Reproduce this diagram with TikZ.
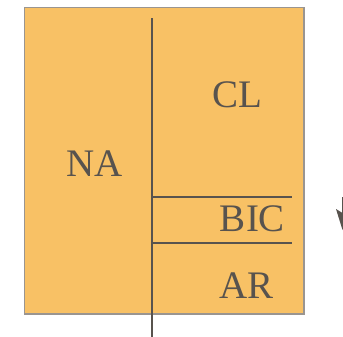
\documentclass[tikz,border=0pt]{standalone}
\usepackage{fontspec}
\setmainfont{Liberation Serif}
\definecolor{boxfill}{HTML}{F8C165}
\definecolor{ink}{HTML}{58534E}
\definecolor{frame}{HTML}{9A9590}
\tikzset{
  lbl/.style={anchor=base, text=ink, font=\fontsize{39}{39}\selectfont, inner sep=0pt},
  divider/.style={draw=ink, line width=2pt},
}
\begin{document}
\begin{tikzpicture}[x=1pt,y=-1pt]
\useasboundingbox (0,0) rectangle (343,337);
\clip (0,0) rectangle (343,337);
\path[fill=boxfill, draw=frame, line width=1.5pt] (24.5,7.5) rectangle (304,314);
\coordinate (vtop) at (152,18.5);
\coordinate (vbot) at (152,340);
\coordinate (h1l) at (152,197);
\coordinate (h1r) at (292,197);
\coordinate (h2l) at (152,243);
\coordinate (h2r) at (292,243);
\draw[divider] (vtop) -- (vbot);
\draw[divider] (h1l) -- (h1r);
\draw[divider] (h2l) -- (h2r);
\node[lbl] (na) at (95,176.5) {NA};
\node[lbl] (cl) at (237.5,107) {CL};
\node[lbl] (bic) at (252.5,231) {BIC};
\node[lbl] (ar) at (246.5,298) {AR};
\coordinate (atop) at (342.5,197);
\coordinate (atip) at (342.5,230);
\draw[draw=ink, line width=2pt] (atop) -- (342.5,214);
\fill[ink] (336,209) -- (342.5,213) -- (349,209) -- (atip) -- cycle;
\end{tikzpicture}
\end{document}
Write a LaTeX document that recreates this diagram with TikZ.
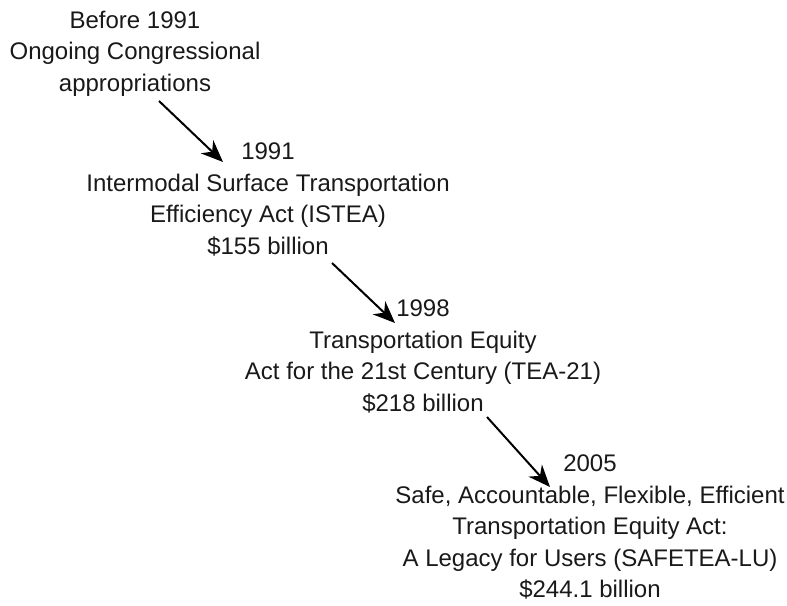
· · ·
§ **WHAT IS REQUIRED**:
Print every record above exactly as written, leaving out the pictures.

§ **RESULT OF THE EXERCISE**:
Reproduce this diagram with TikZ.
\documentclass[tikz,border=0pt]{standalone}
\usepackage{fontspec}
\setmainfont{Liberation Serif}
\definecolor{boxfill}{HTML}{F8C165}
\definecolor{ink}{HTML}{58534E}
\definecolor{frame}{HTML}{9A9590}
\tikzset{
  lbl/.style={anchor=base, text=ink, font=\fontsize{39}{39}\selectfont, inner sep=0pt},
  divider/.style={draw=ink, line width=2pt},
}
\begin{document}
\begin{tikzpicture}[x=1pt,y=-1pt]
\useasboundingbox (0,0) rectangle (343,337);
\clip (0,0) rectangle (343,337);
\path[fill=boxfill, draw=frame, line width=1.5pt] (24.5,7.5) rectangle (304,314);
\coordinate (vtop) at (152,18.5);
\coordinate (vbot) at (152,340);
\coordinate (h1l) at (152,197);
\coordinate (h1r) at (292,197);
\coordinate (h2l) at (152,243);
\coordinate (h2r) at (292,243);
\draw[divider] (vtop) -- (vbot);
\draw[divider] (h1l) -- (h1r);
\draw[divider] (h2l) -- (h2r);
\node[lbl] (na) at (95,176.5) {NA};
\node[lbl] (cl) at (237.5,107) {CL};
\node[lbl] (bic) at (252.5,231) {BIC};
\node[lbl] (ar) at (246.5,298) {AR};
\coordinate (atop) at (342.5,197);
\coordinate (atip) at (342.5,230);
\draw[draw=ink, line width=2pt] (atop) -- (342.5,214);
\fill[ink] (336,209) -- (342.5,213) -- (349,209) -- (atip) -- cycle;
\end{tikzpicture}
\end{document}
Write a LaTeX document that recreates this diagram with TikZ.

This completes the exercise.